Objective: Repeat exactly the stretch of lines that starts with the one containing "Write the TikZ code for this diagram." and ends with the last line of the material. Leave out pictures.

Dataset content:
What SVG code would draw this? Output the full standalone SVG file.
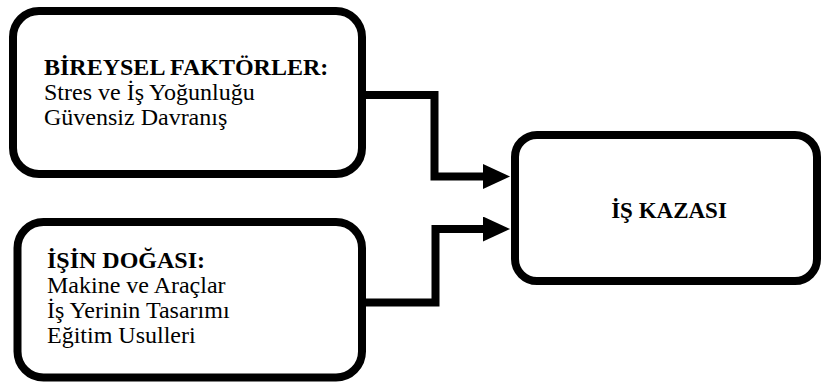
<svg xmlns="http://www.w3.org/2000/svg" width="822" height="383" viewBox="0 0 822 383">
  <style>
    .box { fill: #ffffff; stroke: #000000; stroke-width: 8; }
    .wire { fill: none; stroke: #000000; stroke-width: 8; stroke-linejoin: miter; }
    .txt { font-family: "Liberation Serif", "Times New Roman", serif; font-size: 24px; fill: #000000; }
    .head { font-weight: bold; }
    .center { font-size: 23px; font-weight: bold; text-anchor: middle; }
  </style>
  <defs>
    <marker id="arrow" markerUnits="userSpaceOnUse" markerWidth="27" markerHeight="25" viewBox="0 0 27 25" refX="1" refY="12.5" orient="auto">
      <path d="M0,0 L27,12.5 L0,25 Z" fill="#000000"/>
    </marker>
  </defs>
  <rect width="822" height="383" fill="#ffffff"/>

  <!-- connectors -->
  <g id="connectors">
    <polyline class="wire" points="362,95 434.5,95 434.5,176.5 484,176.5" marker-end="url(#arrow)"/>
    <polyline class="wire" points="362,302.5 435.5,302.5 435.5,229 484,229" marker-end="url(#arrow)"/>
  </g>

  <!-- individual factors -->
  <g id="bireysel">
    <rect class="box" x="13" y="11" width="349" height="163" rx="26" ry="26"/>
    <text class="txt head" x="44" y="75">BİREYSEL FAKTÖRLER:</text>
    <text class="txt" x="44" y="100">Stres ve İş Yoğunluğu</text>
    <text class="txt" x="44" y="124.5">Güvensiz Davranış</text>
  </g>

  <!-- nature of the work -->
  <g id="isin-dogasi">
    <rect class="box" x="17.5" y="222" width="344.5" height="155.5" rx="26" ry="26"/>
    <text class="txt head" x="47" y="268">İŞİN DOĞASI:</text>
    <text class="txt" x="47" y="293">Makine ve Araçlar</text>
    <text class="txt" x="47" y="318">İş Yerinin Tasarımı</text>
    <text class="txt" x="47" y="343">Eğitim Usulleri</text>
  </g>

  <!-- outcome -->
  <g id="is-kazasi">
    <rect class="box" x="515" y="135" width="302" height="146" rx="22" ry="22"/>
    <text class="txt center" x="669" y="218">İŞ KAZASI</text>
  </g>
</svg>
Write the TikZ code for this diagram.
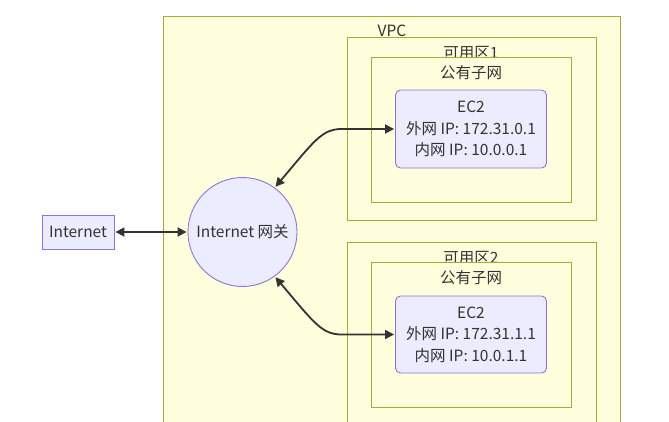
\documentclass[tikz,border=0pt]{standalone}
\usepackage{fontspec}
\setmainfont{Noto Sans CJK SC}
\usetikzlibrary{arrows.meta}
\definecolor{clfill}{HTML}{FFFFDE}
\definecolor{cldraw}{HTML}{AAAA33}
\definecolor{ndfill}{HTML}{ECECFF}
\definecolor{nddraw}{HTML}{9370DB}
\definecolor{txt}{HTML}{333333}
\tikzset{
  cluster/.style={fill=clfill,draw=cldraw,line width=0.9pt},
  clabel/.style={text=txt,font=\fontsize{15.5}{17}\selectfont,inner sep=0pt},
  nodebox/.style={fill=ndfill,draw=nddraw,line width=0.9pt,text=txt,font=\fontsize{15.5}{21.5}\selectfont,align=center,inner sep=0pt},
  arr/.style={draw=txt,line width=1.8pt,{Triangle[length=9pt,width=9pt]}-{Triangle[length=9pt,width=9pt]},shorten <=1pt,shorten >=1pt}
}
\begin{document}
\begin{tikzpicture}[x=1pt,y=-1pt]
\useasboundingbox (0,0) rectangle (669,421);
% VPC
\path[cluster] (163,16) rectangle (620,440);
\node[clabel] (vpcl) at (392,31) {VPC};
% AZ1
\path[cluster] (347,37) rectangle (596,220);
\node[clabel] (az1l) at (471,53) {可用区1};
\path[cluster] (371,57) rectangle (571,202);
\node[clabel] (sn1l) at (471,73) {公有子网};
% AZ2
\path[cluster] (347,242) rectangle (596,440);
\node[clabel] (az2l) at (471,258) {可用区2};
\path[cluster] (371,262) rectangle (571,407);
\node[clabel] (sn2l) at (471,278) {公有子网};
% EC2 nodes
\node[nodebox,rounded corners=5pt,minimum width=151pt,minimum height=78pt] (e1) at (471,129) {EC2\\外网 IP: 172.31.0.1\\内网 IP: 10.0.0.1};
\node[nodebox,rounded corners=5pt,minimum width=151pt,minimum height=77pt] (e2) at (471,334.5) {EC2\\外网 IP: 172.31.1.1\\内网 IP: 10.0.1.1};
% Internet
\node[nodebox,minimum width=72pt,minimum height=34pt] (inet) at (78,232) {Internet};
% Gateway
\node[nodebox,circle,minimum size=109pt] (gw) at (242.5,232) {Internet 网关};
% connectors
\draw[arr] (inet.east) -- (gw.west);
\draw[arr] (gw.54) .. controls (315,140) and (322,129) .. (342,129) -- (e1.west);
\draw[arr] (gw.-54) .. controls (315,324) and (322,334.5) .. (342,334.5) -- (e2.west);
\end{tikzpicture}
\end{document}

The response:
Write the TikZ code for this diagram.
\documentclass[tikz,border=0pt]{standalone}
\usepackage{fontspec}
\setmainfont{Noto Sans CJK SC}
\usetikzlibrary{arrows.meta}
\definecolor{clfill}{HTML}{FFFFDE}
\definecolor{cldraw}{HTML}{AAAA33}
\definecolor{ndfill}{HTML}{ECECFF}
\definecolor{nddraw}{HTML}{9370DB}
\definecolor{txt}{HTML}{333333}
\tikzset{
  cluster/.style={fill=clfill,draw=cldraw,line width=0.9pt},
  clabel/.style={text=txt,font=\fontsize{15.5}{17}\selectfont,inner sep=0pt},
  nodebox/.style={fill=ndfill,draw=nddraw,line width=0.9pt,text=txt,font=\fontsize{15.5}{21.5}\selectfont,align=center,inner sep=0pt},
  arr/.style={draw=txt,line width=1.8pt,{Triangle[length=9pt,width=9pt]}-{Triangle[length=9pt,width=9pt]},shorten <=1pt,shorten >=1pt}
}
\begin{document}
\begin{tikzpicture}[x=1pt,y=-1pt]
\useasboundingbox (0,0) rectangle (669,421);
% VPC
\path[cluster] (163,16) rectangle (620,440);
\node[clabel] (vpcl) at (392,31) {VPC};
% AZ1
\path[cluster] (347,37) rectangle (596,220);
\node[clabel] (az1l) at (471,53) {可用区1};
\path[cluster] (371,57) rectangle (571,202);
\node[clabel] (sn1l) at (471,73) {公有子网};
% AZ2
\path[cluster] (347,242) rectangle (596,440);
\node[clabel] (az2l) at (471,258) {可用区2};
\path[cluster] (371,262) rectangle (571,407);
\node[clabel] (sn2l) at (471,278) {公有子网};
% EC2 nodes
\node[nodebox,rounded corners=5pt,minimum width=151pt,minimum height=78pt] (e1) at (471,129) {EC2\\外网 IP: 172.31.0.1\\内网 IP: 10.0.0.1};
\node[nodebox,rounded corners=5pt,minimum width=151pt,minimum height=77pt] (e2) at (471,334.5) {EC2\\外网 IP: 172.31.1.1\\内网 IP: 10.0.1.1};
% Internet
\node[nodebox,minimum width=72pt,minimum height=34pt] (inet) at (78,232) {Internet};
% Gateway
\node[nodebox,circle,minimum size=109pt] (gw) at (242.5,232) {Internet 网关};
% connectors
\draw[arr] (inet.east) -- (gw.west);
\draw[arr] (gw.54) .. controls (315,140) and (322,129) .. (342,129) -- (e1.west);
\draw[arr] (gw.-54) .. controls (315,324) and (322,334.5) .. (342,334.5) -- (e2.west);
\end{tikzpicture}
\end{document}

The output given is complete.